ANGGOTA Komisi IV DPR RI Firman Soebagyo menyoroti keprihatinannya tentang anggaran yang masih minim dan lemahnya penegakan hukum terkait penanganan kebakaran hutan dan lahan (karhutla). Hal ini ia sampaikan dalam forum Dialektika DPR RI di Gedung Nusantara I, DPR RI, Senayan, Jakarta, Kamis (31/07/2025).
“Kita ini punya undang-undang yang melarang pembakaran hutan, seperti UU No. 41 tentang Kehutanan dan UU No. 32 Tahun 2009 tentang Perlindungan dan Pengelolaan Lingkungan Hidup, tapi kenyataannya penegakan hukumnya masih lemah,” ujar Firman, dikutip dari laman DPR RI.
Meski demikian, ia juga memahami bahwa terdapat regulasi yang mengizinkan masyarakat untuk membuka lahan dengan cara membakar hutan seluas 2 hektar. Regulasi ini merupakan celah yang memiliki potensi untuk disalahgunakan.
Diketahui, dalam Peraturan Menteri Lingkungan Hidup Nomor 10 Tahun 2010, dijelaskan bahwa masyarakat hukum adat dapat melakukan pembakaran lahan dengan luas maksimum 2 hektar per kepala keluarga untuk ditanami jenis varietas lokal, dan wajib memberitahukan kepada kepala desa.
Firman juga menjelaskan bahwa masih banyak aparat penegak hukum yang melakukan pembiaran, bahkan diduga terlibat dalam praktik pembakaran hutan secara ilegal. “Kalau di belakangnya ada baju hijau, baju coklat, dan bahkan oknum legislatif, penegakan hukum bisa melemah,” ujarnya.
Dari sisi anggaran, Firman menyoroti bahwa alokasi dana untuk sektor kehutanan di APBN sangat tidak memadai. “Anggarannya tidak pernah mencapai 10 triliun, padahal kita punya hutan tropis terbesar keempat di dunia,” ujar Politisi Fraksi Partai Golkar ini.
Ia menilai minimnya anggaran berdampak langsung pada kurangnya kesiapan peralatan pemadam kebakaran dan sumber daya manusia di lapangan.
Di sisi lain, ia juga menyadari kinerja Badan Nasional Penanggulangan Bencana (BNPB) yang menurutnya masih sangat terbatas.
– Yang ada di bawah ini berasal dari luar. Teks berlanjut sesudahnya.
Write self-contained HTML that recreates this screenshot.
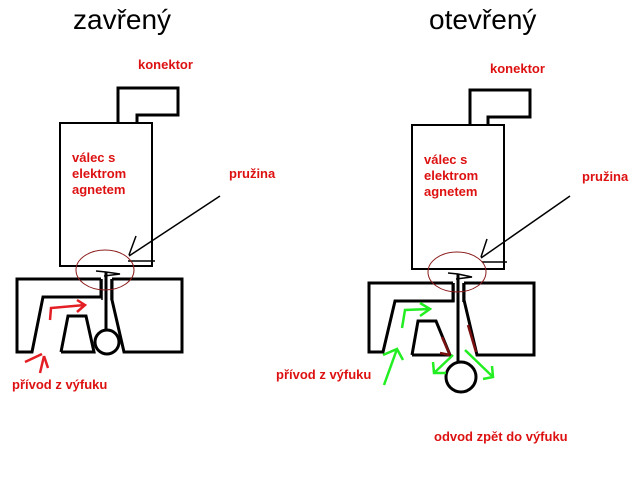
<!DOCTYPE html>
<html><head><meta charset="utf-8"><style>
html,body{margin:0;padding:0;background:#fff;}
svg{display:block;}
.t{font-family:"Liberation Sans",sans-serif;font-size:28px;fill:#000;}
.r{font-family:"Liberation Sans",sans-serif;font-size:13px;font-weight:bold;fill:#dd1111;}
</style></head><body>
<svg width="644" height="502" viewBox="0 0 644 502" xmlns="http://www.w3.org/2000/svg">
<text class="t" x="73" y="29">zavřený</text>
<text class="t" x="429" y="29">otevřený</text>
<text class="r" x="138" y="69">konektor</text>
<text class="r" x="490" y="73">konektor</text>
<text class="r" x="72" y="162">válec s</text>
<text class="r" x="72" y="178">elektrom</text>
<text class="r" x="72" y="194">agnetem</text>
<text class="r" x="424" y="164">válec s</text>
<text class="r" x="424" y="180">elektrom</text>
<text class="r" x="424" y="196">agnetem</text>
<text class="r" x="229" y="178">pružina</text>
<text class="r" x="582" y="181">pružina</text>
<text class="r" x="12" y="389">přívod z výfuku</text>
<text class="r" x="276" y="379">přívod z výfuku</text>
<text class="r" x="434" y="441">odvod zpět do výfuku</text>

<g fill="none" stroke="#000" stroke-width="3">
<polyline points="118,122 118,88 178,88 178,115 137,115 137,122"/>
<rect x="60" y="123" width="92" height="143" stroke-width="2"/>
<polyline points="101,279 17,279 17,352 32,352 43,297 101,297 101,279"/>
<polyline points="112,279 182,279 182,352 124,352 112,300 112,279"/>
<polyline points="61,352 68,316 86,316 94,352 61,352"/>
<line x1="106" y1="272" x2="106" y2="330"/>
<circle cx="107" cy="342" r="12"/>
<polyline points="470,125 470,90 530,90 530,117 488,117 488,125"/>
<rect x="412" y="125" width="92" height="144" stroke-width="2"/>
<polyline points="453,283 369,283 369,352 383,352 395,301 453,301 453,283"/>
<polyline points="464,283 534,283 534,355 477,355 464,300 464,283"/>
<polyline points="412,355 418,321 436,321 450,355 412,355"/>
<line x1="458" y1="274" x2="458" y2="362"/>
<circle cx="461" cy="377" r="15"/>
</g>
<g fill="none" stroke="#000" stroke-width="1.5">
<line x1="102" y1="279" x2="102" y2="300"/><line x1="111" y1="279" x2="111" y2="300"/>
<polyline points="96,271 106,272 120,274 104,276"/>
<line x1="128" y1="261" x2="155" y2="261"/>
<line x1="129" y1="255" x2="136" y2="236"/>
<line x1="129" y1="256" x2="220" y2="196"/>
<line x1="454" y1="283" x2="454" y2="302"/><line x1="463" y1="283" x2="463" y2="302"/>
<polyline points="448,273 458,274 472,277 456,279"/>
<line x1="482" y1="262" x2="507" y2="262"/>
<line x1="481" y1="257" x2="487" y2="239"/>
<line x1="481" y1="258" x2="570" y2="196"/>
</g>
<ellipse cx="105" cy="270" rx="29" ry="20" fill="none" stroke="#8b1a1a" stroke-width="1"/>
<ellipse cx="457" cy="272" rx="29" ry="20" fill="none" stroke="#8b1a1a" stroke-width="1"/>
<g fill="none" stroke="#e31e24" stroke-width="2.5">
<polyline points="50,320 51,308 85,305"/>
<polyline points="77,300 85,305 77,312"/>
<line x1="25" y1="362" x2="42" y2="354"/>
<line x1="40" y1="373" x2="44" y2="356"/>
<line x1="44" y1="356" x2="48" y2="368"/>
</g>
<g stroke="#7a1010" stroke-width="2.5">
<line x1="442" y1="337" x2="450" y2="355"/>
<line x1="468" y1="325" x2="476" y2="352"/>
<line x1="440" y1="353" x2="450" y2="355"/>
</g>
<g fill="none" stroke="#22ee22" stroke-width="2.5">
<polyline points="402,328 405,310 430,309"/>
<polyline points="420,303 430,309 420,316"/>
<line x1="384" y1="385" x2="397" y2="349"/>
<polyline points="383,355 397,349 403,360"/>
<line x1="453" y1="355" x2="434" y2="373"/>
<polyline points="433,362 434,373 446,373"/>
<line x1="465" y1="350" x2="493" y2="377"/>
<polyline points="483,379 493,377 492,366"/>
</g>
</svg>
</body></html>
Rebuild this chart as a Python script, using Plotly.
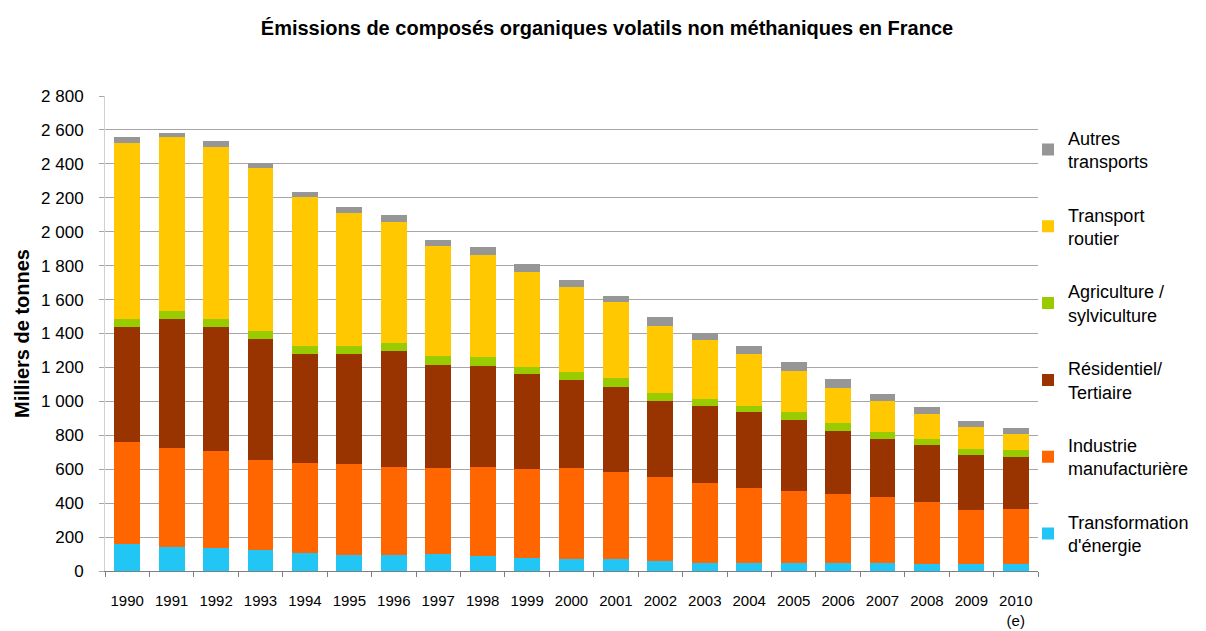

Hal itu karena terbebani banyak tugas lintas bencana, tetapi tidak mendapat dukungan sumber daya dan peralatan yang memadai, termasuk kurangnya helikopter dan pesawat pemantau titik api.
Sebagai solusi, Firman menyarankan agar dibentuk lembaga baru yang dikhususkan untuk menangani perlindungan lingkungan dan kebakaran hutan. Hal ini mencontoh negara Brasil yang memiliki lembaga IBAMA (Instituto Brasileiro do Meio Ambiente). “IBAMA itu memiliki kewenangan kuat sebagai regulator sekaligus penegak hukum. Kita perlu lembaga semacam ini di Indonesia,” tegasnya.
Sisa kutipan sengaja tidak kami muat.